Even in its previous iteration, the Yamaha XSR900 was one of the most popular big bikes in Team Blue’s stable. In fact, you could even go as far as saying that the XSR900 paved the way for today’s neo-retro craze consisting of modern naked sportbikes shod in old-school attire. Needless to say, the 2022 Yamaha XSR900 is better than ever, and is definitely worth considering if you’re looking to upgrade to a bigger, more powerful machine—here are a few reasons why.
It goes without saying that Yamaha has outdone itself yet again with the XSR900. Just like the new MT-09 released last year, the XSR900 stands out thanks to its top-tier electronics package and premium components. The redesigned die-cast frame, spinforged 10-spoke aluminum wheels, and adjustable KYB suspension are included as standard equipment. The sleek new six-axis IMU adopted from the YZF-R1 provides traction control with lean-sensitive capability, as well as slide, lift, and brake control. Additionally, cruise control and an up-and-down quickshifter are included as standard equipment with the new XSR900.
The first generation XSR900 was by all means already a good looking bike. However, with the release of the new model, it’s clear to see that Yamaha wanted to set itself apart from the run-of-the-mill cafe-racer aesthetic. To do this, it drew inspiration from the racing machines of the ‘80s. A circular headlamp unit, a perforated headlight mount, and bar end mirrors have been added to the XSR's front end. A stronger passenger pad replaces the seat's removable cowl as it moves backward, and a side panel covers the subframe that was previously visible.

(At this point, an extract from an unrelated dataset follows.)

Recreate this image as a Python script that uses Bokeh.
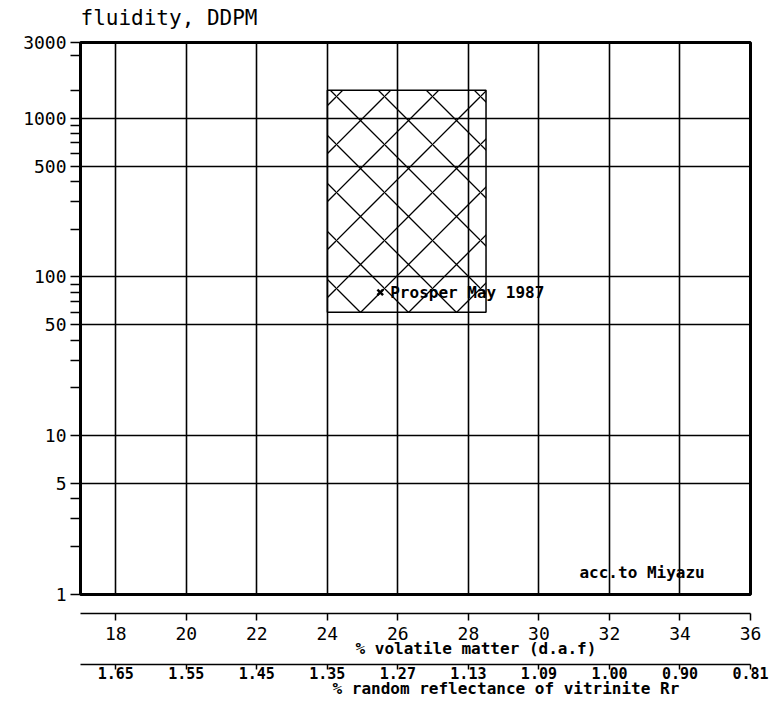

The short tail retains the 1980s Grand Prix design while also bringing in more usefulness.
A magnificent engine
Performance-wise, the XSR900 inherits the newly revised CP3 crossplane inline-three cylinder engine from the Yamaha MT-09. The CP3 engine, which debuted in the 2021 MT-09 and complies with Euro 5, now powers the classic naked bike's 889cc capacity. In addition to the improved engine and chassis, Yamaha now equips the XSR with a quickshifter, cruise control, and a slipper-assist clutch. The liquid-cooled, DOHC inline triple produces 117 horsepower at 10,000 rpm.This certainly gives the bike a well-rounded character, making it suitable for both city riding and performance-oriented canyon-carving, or maybe even the occasional track day.